Same Day ACH is on the cusp of entering the market, blockchain startups are making their visions a reality with bank partners and the financial services industry as a whole, it seems, is ready to make payments faster and more digital.
But in B2B payments, are corporates ready to participate in this new ecosystem?
A new report by SunTrust Banks examines where companies are at with regards to their digital payments journeys. The conclusions suggest B2B payments may not be as ready as the market would hope.
SunTrust’s “Developing Strategies for the Electronification of Payments” report found that the majority of SME companies (57 percent) still make their payments with paper-based processes and paper checks. Manual payments’ persistence in the corporate payments world may make SunTrust’s additional findings less surprising: 73 percent of businesses said they have experienced actual or attempted fraud.
Citing the 2016 AFP Payments Fraud and Control Survey, SunTrust attributed that figure to the use of non-electronic payments processes.
“Ignoring your payments strategy could have a big impact on your bottom line,” said SunTrust’s Michael Maza, head of treasury and payment solutions. “Paper transactions open businesses up to the possibility of fraud, and they can also result in missed collections and payments, as well as increased staff time.”
“Embracing automation today will not only save money in the short-term but can help position companies for the future,” the executive said.
Impending infrastructure and regulatory changes in support of faster payments aren’t the only changes ahead for the market, added Maza. “As interest rates begin to climb, the speed of collections will play an even more important role in a company’s financial strategy,” he said.
But SunTrust’s report found that small and middle-market firms aren’t ignoring the need for faster, electronic payments. In fact, companies surveyed said they’re actually hoping to embrace digital payment processes.
Researchers found that companies want 40 percent more of their payments to be sent electronically so they can be processed faster, reduce costs and streamline workflows.
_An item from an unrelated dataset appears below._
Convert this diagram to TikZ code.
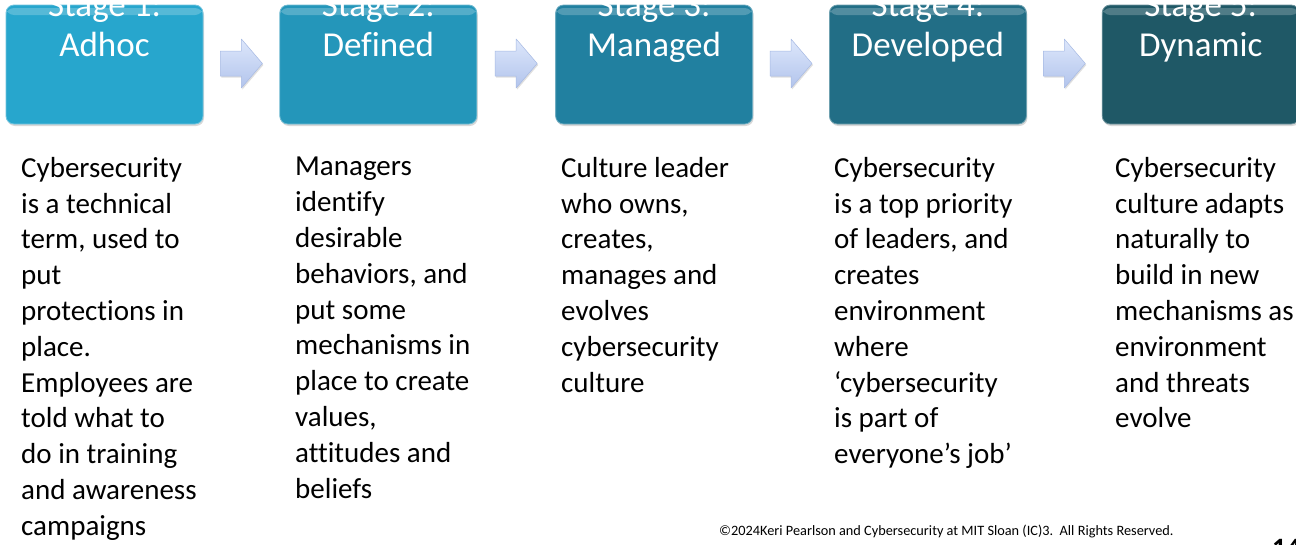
\documentclass[tikz,border=0pt]{standalone}
\usepackage{fontspec}
\setmainfont{Carlito}[Ligatures=NoCommon]
\usetikzlibrary{positioning,calc,shadows}

\definecolor{stageA}{HTML}{27A6CD}
\definecolor{stageB}{HTML}{2496BA}
\definecolor{stageC}{HTML}{2180A0}
\definecolor{stageD}{HTML}{226E86}
\definecolor{stageE}{HTML}{1F5866}
\definecolor{arrowtop}{HTML}{DDE7FB}
\definecolor{arrowbot}{HTML}{B2C4EC}
\definecolor{arrowline}{HTML}{A7BAE4}

\tikzset{
  stagebox/.style={fill=#1, draw=#1!65!white, line width=0.8pt,
    rounded corners=8pt, minimum width=197pt, minimum height=119pt,
    inner sep=0pt, text=white, align=center,
    font=\fontsize{35}{40}\selectfont,
    text height=30pt, text depth=47pt,
    drop shadow={opacity=0.3, shadow xshift=1pt, shadow yshift=-2pt},
    path picture={
      \fill[white, opacity=0.22] ([yshift=-3pt]path picture bounding box.north west)
        rectangle ([yshift=-10pt]path picture bounding box.north east);
    }},
  flowarrow/.style={top color=arrowtop, bottom color=arrowbot, draw=arrowline,
    line width=0.5pt, line join=round,
    drop shadow={opacity=0.25, shadow xshift=1pt, shadow yshift=-1.5pt}},
  descr/.style={anchor=north west, inner sep=0pt, align=left, text=black,
    font=\fontsize{29}{35.8}\selectfont, execute at begin node=\strut},
}

\begin{document}
\begin{tikzpicture}[x=1pt, y=-1pt, node distance=76pt]
  \useasboundingbox[fill=white] (0,0) rectangle (1296,544);

  % Stage boxes
  \node[stagebox=stageA] (s1) at (104.5,64.5) {Stage 1:\\Adhoc};
  \node[stagebox=stageB, right=76pt of s1] (s2) {Stage 2:\\Defined};
  \node[stagebox=stageC, right=78pt of s2] (s3) {Stage 3:\\Managed};
  \node[stagebox=stageD, right=76pt of s3] (s4) {Stage 4:\\Developed};
  \node[stagebox=stageE, right=75pt of s4] (s5) {Stage 5:\\Dynamic};

  % Block arrows between stages
  \foreach \a/\b in {s1/s2, s2/s3, s3/s4, s4/s5} {
    \coordinate (arr\a) at ($(\a.east)!0.5!(\b.west) + (0,-1)$);
    \draw[flowarrow] ($(arr\a)+(-21,-12.5)$) -- ++(21,0) -- ++(0,-12)
      -- ++(21,24.5) -- ++(-21,24.5) -- ++(0,-12) -- ++(-21,0) -- cycle;
  }

  % Descriptions (first baseline at y=177)
  \node[descr] (d1) at (21,157) {Cybersecurity\\is a technical\\term, used to\\put\\protections in\\place.\\Employees are\\told what to\\do in training\\and awareness\\campaigns};
  \node[descr] (d2) at (295,157) {Managers\\identify\\desirable\\behaviors, and\\put some\\mechanisms in\\place to create\\values,\\attitudes and\\beliefs};
  \node[descr] (d3) at (561,157) {Culture leader\\who owns,\\creates,\\manages and\\evolves\\cybersecurity\\culture};
  \node[descr] (d4) at (834,157) {Cybersecurity\\is a top priority\\of leaders, and\\creates\\environment\\where\\‘cybersecurity\\is part of\\everyone’s job’};
  \node[descr] (d5) at (1115,157) {Cybersecurity\\culture adapts\\naturally to\\build in new\\mechanisms as\\environment\\and threats\\evolve};

  % Footer
  \node[anchor=base west, inner sep=0pt, font=\fontsize{14.3}{16}\selectfont] (copy) at (719,535)
    {©2024Keri Pearlson and Cybersecurity at MIT Sloan (IC)3.\ \ All Rights Reserved.};
  \node[anchor=base west, inner sep=0pt, font=\bfseries\fontsize{28}{30}\selectfont] (page) at (1272,557) {14};
\end{tikzpicture}
\end{document}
For middle-market firms, businesses said they want 80 percent of their receivables to be sent electronically so they can more quickly and reliably receive payment.
It’s all about cash flow, Maza said in the SunTrust report.
“At the heart of what your company does, it is all about managing liquid capital and having a tool that allows you to manage what you do with cash,” he explained.
The bank’s head of product and digital for treasury and payment solutions, Robert Blair, elaborated on the role of payments in that cash management effort.
“Payments are your business’ transit system for cash liquidity,” the executive said. “I think there’s an opportunity for all companies to ensure that they’re managing and using payments to handle the flow of their cash in a way to benefit their P&L statement.”
According to SunTrust, payments must be viewed as “a lever to control cash flow,” and payments technology can enable companies to access visibility into, and data from, that flow, thanks to electronic forms of payments.
It’s unclear whether businesses will take their demand for faster electronic payments to action — or when. But SunTrust researchers found that, despite non-electronic payment methods, like paper checks, dominating today, the future will see heightened ACH, wire and card adoption, with 59 percent of companies surveyed saying they will prefer electronic payment methods in the future.